I grew up with my dad always saying: human beings can adapt to anything, any conditions, any situation.

Being an immigrant who arrived in Brazil when he was 5 years old, I guess he had experienced himself the need to adapt to a different country, reality, climate, food etc.

As I started my cancer treatment, I knew I had 12 cycles to survive. Yes that right, if you have ever faced cancer surviving chemotherapy becomes your main aim.

After my first cycle, I felt I was so out of it. It felt like I was in a movie when you watch the actors taking a hit of some sort of drug. It wasn’t pretty….

I had had 48 hours of chemotherapy going through my body and when I got disconnected, I felt I was hanging on to my life by a thread.

I was in bed for 5 days.

I remember on day 3 when my husband wanted to take me for a car ride. It took all my strength to get myself in the car and I didn’t say a word for the whole car ride.

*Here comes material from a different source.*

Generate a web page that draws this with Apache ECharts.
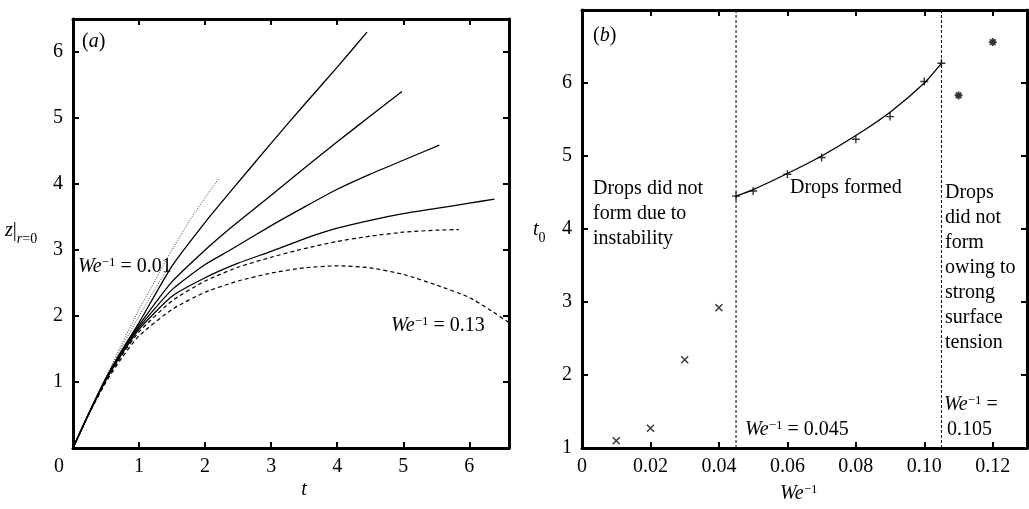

If you know me, you would know that doesn’t come natural to me.

As cycle 2 came along, my body knew what to expect and I am not going to say it was easy but somehow it was much easier than the first time.

As I changed my diet, introduced exercise, meditation and did a load of work on my own emotional healing, my body got stronger after each chemotherapy session.

I spent less days in bed…more days feeling strong enough to exercise, prepare my own meals and play with my children.

I couldn’t believe how my body dealt with session after session for 12 cycles…

I acknowledge there was a correlation between how hard I work on my own healing and how I felt after each session but I also believe there was an element of my body and mind getting used to the new reality at that time too.

As we all adapt into our new realities…I believe we are all slowly making peace with it or at least finding it easier.

We are sure going to have good days and bad days but I guess that is part of life isn’t it?

So I guess what matters is what we are doing each day to adapt into this new reality. And if I ask you…what would you say?